[Start]

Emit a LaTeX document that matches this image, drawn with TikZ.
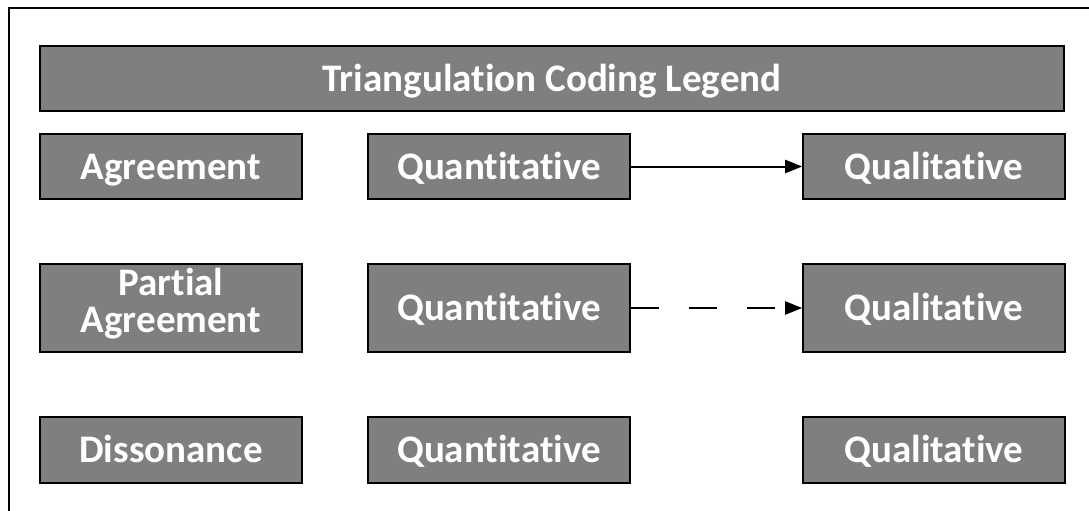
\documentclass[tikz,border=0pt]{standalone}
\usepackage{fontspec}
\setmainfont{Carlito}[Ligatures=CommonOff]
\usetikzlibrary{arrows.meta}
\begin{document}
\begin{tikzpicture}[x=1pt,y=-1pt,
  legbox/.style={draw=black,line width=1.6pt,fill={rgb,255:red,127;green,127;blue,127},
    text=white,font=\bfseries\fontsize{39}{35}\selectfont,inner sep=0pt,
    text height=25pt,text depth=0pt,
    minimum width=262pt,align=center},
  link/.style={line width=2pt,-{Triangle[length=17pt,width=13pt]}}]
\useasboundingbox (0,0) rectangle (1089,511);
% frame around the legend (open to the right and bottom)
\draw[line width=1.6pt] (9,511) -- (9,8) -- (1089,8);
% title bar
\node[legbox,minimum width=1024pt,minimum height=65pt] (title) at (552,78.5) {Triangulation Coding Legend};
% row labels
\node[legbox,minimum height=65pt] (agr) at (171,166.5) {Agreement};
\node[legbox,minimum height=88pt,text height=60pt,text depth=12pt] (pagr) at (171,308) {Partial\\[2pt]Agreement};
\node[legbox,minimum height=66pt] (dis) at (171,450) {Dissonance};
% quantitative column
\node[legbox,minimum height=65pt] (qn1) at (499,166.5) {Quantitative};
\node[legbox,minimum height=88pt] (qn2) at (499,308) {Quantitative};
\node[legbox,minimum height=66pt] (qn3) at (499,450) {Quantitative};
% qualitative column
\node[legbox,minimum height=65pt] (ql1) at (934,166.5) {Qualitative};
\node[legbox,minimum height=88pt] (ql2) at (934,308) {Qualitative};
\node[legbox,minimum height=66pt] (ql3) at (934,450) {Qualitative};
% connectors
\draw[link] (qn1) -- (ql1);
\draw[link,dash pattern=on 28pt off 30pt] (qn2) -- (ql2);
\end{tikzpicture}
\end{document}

[End]

# Task brief
Reproduce the material above in full and without alteration, but skip all pictures.

# Output for this exercise
Emit a LaTeX document that matches this image, drawn with TikZ.
\documentclass[tikz,border=0pt]{standalone}
\usepackage{fontspec}
\setmainfont{Carlito}[Ligatures=CommonOff]
\usetikzlibrary{arrows.meta}
\begin{document}
\begin{tikzpicture}[x=1pt,y=-1pt,
  legbox/.style={draw=black,line width=1.6pt,fill={rgb,255:red,127;green,127;blue,127},
    text=white,font=\bfseries\fontsize{39}{35}\selectfont,inner sep=0pt,
    text height=25pt,text depth=0pt,
    minimum width=262pt,align=center},
  link/.style={line width=2pt,-{Triangle[length=17pt,width=13pt]}}]
\useasboundingbox (0,0) rectangle (1089,511);
% frame around the legend (open to the right and bottom)
\draw[line width=1.6pt] (9,511) -- (9,8) -- (1089,8);
% title bar
\node[legbox,minimum width=1024pt,minimum height=65pt] (title) at (552,78.5) {Triangulation Coding Legend};
% row labels
\node[legbox,minimum height=65pt] (agr) at (171,166.5) {Agreement};
\node[legbox,minimum height=88pt,text height=60pt,text depth=12pt] (pagr) at (171,308) {Partial\\[2pt]Agreement};
\node[legbox,minimum height=66pt] (dis) at (171,450) {Dissonance};
% quantitative column
\node[legbox,minimum height=65pt] (qn1) at (499,166.5) {Quantitative};
\node[legbox,minimum height=88pt] (qn2) at (499,308) {Quantitative};
\node[legbox,minimum height=66pt] (qn3) at (499,450) {Quantitative};
% qualitative column
\node[legbox,minimum height=65pt] (ql1) at (934,166.5) {Qualitative};
\node[legbox,minimum height=88pt] (ql2) at (934,308) {Qualitative};
\node[legbox,minimum height=66pt] (ql3) at (934,450) {Qualitative};
% connectors
\draw[link] (qn1) -- (ql1);
\draw[link,dash pattern=on 28pt off 30pt] (qn2) -- (ql2);
\end{tikzpicture}
\end{document}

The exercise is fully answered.